Solid working area

In Microstation v8i I have an mdl app called SWA that drew a rectangle (in 2d or a cube in 3d) showing the extent of the solid working area. Does anyone know a way of doing this in Connect? It's really useful for explaining to people why they are having problems with geometry that's way outside the SWA.

Thanks

Duncan 

  • Duncan,

    That's not how the solids working area is handled, it's a scale, not a volume. No single solid can have extents larger than the solid extent, but it can be positioned anywhere you want in the dgn*.

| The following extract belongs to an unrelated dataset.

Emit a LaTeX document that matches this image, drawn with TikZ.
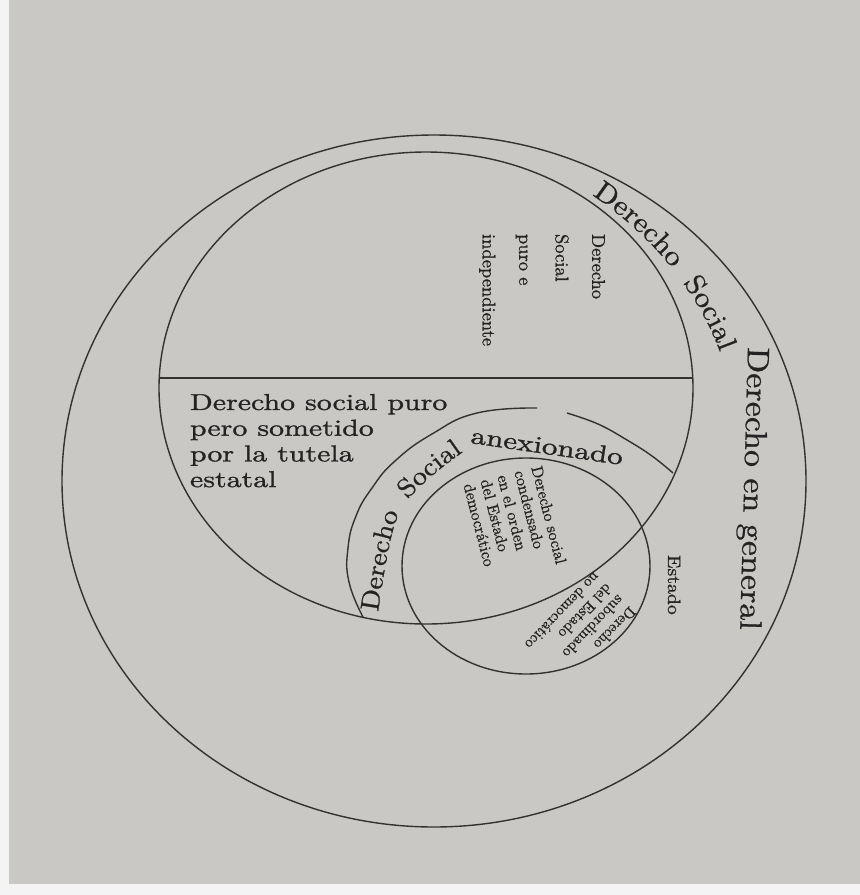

    * Keeping in mind that with double precision floating point you have the most accuracy near 0.

    -B



  • Thank Brian. I'm not sure I was clear. The mdl didn't create any geometry. it just indicated the area which I understand to be the swa within which the accuracy was high. I want to encourage our users to draw near 0 and remap coordinates if required so that when we export geometry to other apps ie Rhino and Revit we can bring it in without issue.

  • it just indicated the area which I understand to be the swa within which the accuracy was high.

    Modeling close to 0 is always a good idea, and wanting to do so in order to facilitate export to another format is a reasonable requirement, so while I understand why you liked this app, it was erroneous that this app would lead someone to believe a solid that is 2 km from the origin when the swa is 1 km is invalid for the dgn format.

    The solids extent is implemented as a scale from uors to solid kernel coordinates, operations on the solid are performed in the solid's local coordinate system, not design file coordinates. I don't know the history of this app, but the reason such a feature doesn't exist in MicroStation is that it would re-enforce the incorrect notion that the swa is a volume centered at 0.

    -B



  • In our case if we are using Ordnance Survey coordinates and modelling a building in London, then we are more than 500 kilometres from the origin. Clearly .dgn can do this but I know from past experience that doing so causes problems with rendering and accuracy as well as translation to other apps. How does it work with 2d geometry? My experience is that lines drawn that far from 0 have problems with snapping and accurate location of snaps. 

  • My experience is that lines drawn that far from 0 have problems with snapping and accurate location of snaps. 

    Yes, there can be double precision floating point issues when you are millions of uors away from 0,0,0 that are unrelated to the swa, the swa only applies to breps (smart solids, etc.).

    The recommended approach is to model near 0,0,0 (uors) and specify a global origin to define the geometry's location in the world. But again, this is just good practice for how numbers are represented, it's not because of the solid extent setting.

    What you don't want is people changing the swa to 1000 km and thinking, now everything is inside the swa and I'm good to go...because again, the swa is just a scale. It's basically just determining how far apart in uors 2 points need to be to be considered unique, etc.